The Syrian army advanced Monday toward the Islamic State group-controlled city of al-Bab, severing the last major supply route for the militants as Turkish-backed opposition forces move in from the north.

Both the Russian-backed Syrian army, loyal to the Syrian government and President Bashar Assad, and Turkish-supported Syrian rebels are opposed to the Islamic State group, also known as ISIS. However, the two forces are considered the main contenders for power in the nation's nearly six-year civil war. As the Syrian army moves in from the south and rebels from the north, both Damascus and Ankara are vying to declare victory over ISIS in al-Bab, one of the militant's last major cities in the Middle East and a strategic gateway to launch operations on ISIS' de facto capital of Raqqa in northern Syria.

"There is one narrow passage left out of al-Bab," a military commander allied to the Syrian army told Reuters Monday, adding that the remaining ISIS-held territory was "within close firing range."

The Syrian Observatory for Human Rights, a U.K.-based organization closely tied to the Syrian opposition, and the Free Syrian Army, a loose coalition of rebel groups, confirmed the Syrian army's advances, which cuts ISIS off from the contested eastern city of Deir al-Zour and its territory in neighboring Iraq. If both the Syrian army and Turkish-backed opposition reach al-Bab, a new battle may ensue between the two incoming forces, according to Mustafa Sejari, a senior official in the Free Syrian Army's Liwa al-Mutasem group.

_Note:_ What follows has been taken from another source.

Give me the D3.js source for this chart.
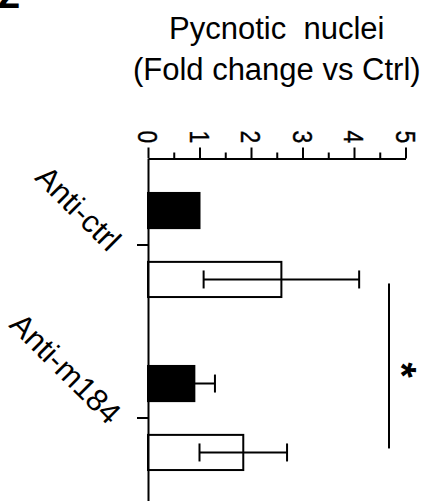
<!DOCTYPE html>
<html>
<head>
<meta charset="utf-8">
<script src="https://cdn.jsdelivr.net/npm/d3@7"></script>
<style>
  body { margin: 0; background: #fff; }
  svg { display: block; font-family: "Liberation Sans", Arial, sans-serif; }
</style>
</head>
<body>
<div class="chart"></div>
<script>
// data
const categories = ['Anti-ctrl', 'Anti-m184'];
const seriesNames = ['Control', 'Treated']; // filled bar, open bar
const filledMeans = [1.0, 0.90];
const filledErrors = [0, 0.40];
const openMeans = [2.59, 1.85];
const openErrors = [1.51, 0.85];
const majorTicks = [0, 1, 2, 3, 4, 5];
const minorTicks = [0.5, 1.5, 2.5, 3.5, 4.5];
const titleLines = ['Pycnotic  nuclei', '(Fold change vs Ctrl)'];
const sigValue = 4.68;
const sigLabel = '*';
const panelLabel = '2';

const width = 431, height = 501;

const svg = d3.select('.chart').append('svg')
  .attr('width', width)
  .attr('height', height);

// scales
const x = d3.scaleLinear().domain([0, 5]).range([148, 405.5]);
const y = d3.scaleBand().domain(categories).range([158.5, 504.5]);
const inner = d3.scaleBand().domain(seriesNames)
  .range([0, y.bandwidth()])
  .paddingInner(0.49)
  .paddingOuter(0.5);

// rows: one per bar
const rows = [];
categories.forEach((c, i) => {
  rows.push({ cat: c, series: seriesNames[0], mean: filledMeans[i], err: filledErrors[i], fill: '#000' });
  rows.push({ cat: c, series: seriesNames[1], mean: openMeans[i], err: openErrors[i], fill: '#fff' });
});
const barY = d => y(d.cat) + inner(d.series);
const barMid = d => barY(d) + inner.bandwidth() / 2;

// panel letter, mostly clipped off the top edge in the source figure
svg.append('text')
  .attr('x', -2)
  .attr('y', 8)
  .attr('font-size', 40)
  .attr('font-weight', 'bold')
  .text(panelLabel);

// title
const cx = (x(0) + x(5)) / 2;
svg.append('text')
  .attr('y', 39)
  .attr('text-anchor', 'middle')
  .attr('font-size', 31)
  .selectAll('tspan')
  .data(titleLines)
  .join('tspan')
  .attr('x', cx)
  .attr('dy', (d, i) => i === 0 ? 0 : 41)
  .style('white-space', 'pre')
  .text(d => d);

// bars
svg.append('g')
  .selectAll('rect')
  .data(rows)
  .join('rect')
  .attr('x', x(0))
  .attr('y', barY)
  .attr('width', d => x(d.mean) - x(0))
  .attr('height', inner.bandwidth())
  .attr('fill', d => d.fill)
  .attr('stroke', '#000')
  .attr('stroke-width', 2);

// error bars
const capH = 18;
const eb = svg.append('g')
  .attr('stroke', '#000')
  .attr('stroke-width', 2)
  .selectAll('g')
  .data(rows.filter(d => d.err > 0))
  .join('g');
eb.append('line')
  .attr('x1', d => x(d.mean - d.err))
  .attr('x2', d => x(d.mean + d.err))
  .attr('y1', barMid)
  .attr('y2', barMid);
eb.selectAll('line.cap')
  .data(d => [d.mean - d.err, d.mean + d.err].map(v => ({ v, m: barMid(d) })))
  .join('line')
  .attr('class', 'cap')
  .attr('x1', d => x(d.v))
  .attr('x2', d => x(d.v))
  .attr('y1', d => d.m - capH / 2)
  .attr('y2', d => d.m + capH / 2);

// top value axis: major ticks with labels, minor ticks without
const xAxis = svg.append('g')
  .attr('transform', `translate(0,${y.range()[0]})`)
  .call(d3.axisTop(x).tickValues(majorTicks).tickSize(11).tickSizeOuter(0).tickFormat(d3.format('d')));
xAxis.select('.domain').attr('stroke-width', 2);
xAxis.selectAll('.tick line').attr('stroke-width', 2);
xAxis.selectAll('.tick text')
  .attr('x', 0)
  .attr('y', 0)
  .attr('dy', '0.36em')
  .attr('text-anchor', 'middle')
  .attr('font-size', 28)
  .attr('font-family', null)
  .attr('stroke', '#000')
  .attr('stroke-width', 0.4)
  .attr('transform', 'translate(0,-21.5) rotate(90) scale(0.82,1)');

const minor = svg.append('g')
  .attr('transform', `translate(0,${y.range()[0]})`)
  .call(d3.axisTop(x).tickValues(minorTicks).tickSize(6).tickFormat(''));
minor.select('.domain').remove();
minor.selectAll('.tick line').attr('stroke-width', 2);

// left category axis
const yAxis = svg.append('g')
  .attr('transform', `translate(${x(0)},0)`)
  .call(d3.axisLeft(y).tickSize(11).tickSizeOuter(0));
yAxis.select('.domain').attr('stroke-width', 2);
yAxis.selectAll('.tick line').attr('stroke-width', 2);
yAxis.selectAll('.tick text')
  .attr('x', 0)
  .attr('dy', 0)
  .attr('text-anchor', 'end')
  .attr('font-size', 31)
  .attr('font-family', null)
  .attr('transform', 'translate(-40,8) rotate(45)');

// significance bracket between the open bars
const sigRows = rows.filter(d => d.series === seriesNames[1]);
const sy1 = barMid(sigRows[0]) + 4;
const sy2 = barMid(sigRows[1]) - 4;
svg.append('line')
  .attr('x1', x(sigValue))
  .attr('x2', x(sigValue))
  .attr('y1', sy1)
  .attr('y2', sy2)
  .attr('stroke', '#000')
  .attr('stroke-width', 2);
svg.append('text')
  .attr('text-anchor', 'middle')
  .attr('font-size', 40)
  .attr('font-weight', 'bold')
  .attr('transform', `translate(${x(sigValue) - 1},${(sy1 + sy2) / 2 + 4}) rotate(90)`)
  .text(sigLabel);
</script>
</body>
</html>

ISIS has its origins in the jihadist group al-Qaeda in Iraq, which became notorious for its violent, sectarian campaign against government forces and the Shiite minority in Iraq after the 2003 U.S. invasion and overthrow of former President Saddam Hussein. The group, led by influential Sunni jihadist cleric Abu Bakr al-Baghdadi, expanded into Syria by taking advantage of the 2011 armed uprising against Assad and declared itself a global caliphate in 2014. After taking large swathes of territory in Syria and Iraq, however, the militant group's gains were reversed by a wide range of adversarial forces local and foreign that includes the armies of Iraq and Syria, their allies and their opponents.

Russia and Iran, both of which support Assad, and Turkey, which sponsors a faction of Syria's fractured opposition, brokered a peace deal last month in Astana, Kazakhstan, agreeing to closely monitor a truce between the Syrian army and oppositions forces as both battle to eradicate ISIS. Some major Islamist opposition groups such as the jihadist Jabhat Fatah al-Sham, formerly known as al-Qaeda's Nusra Front, and Ahrar al-Sham have rejected talks with the government.

Meanwhile, the Iraqi army, backed by U.S. airstrikes, Kurdish forces and Iranian-backed Shiite militias, have begun to recapture the ISIS-held town of Mosul, effectively neutralizing the last ISIS stronghold in Iraq.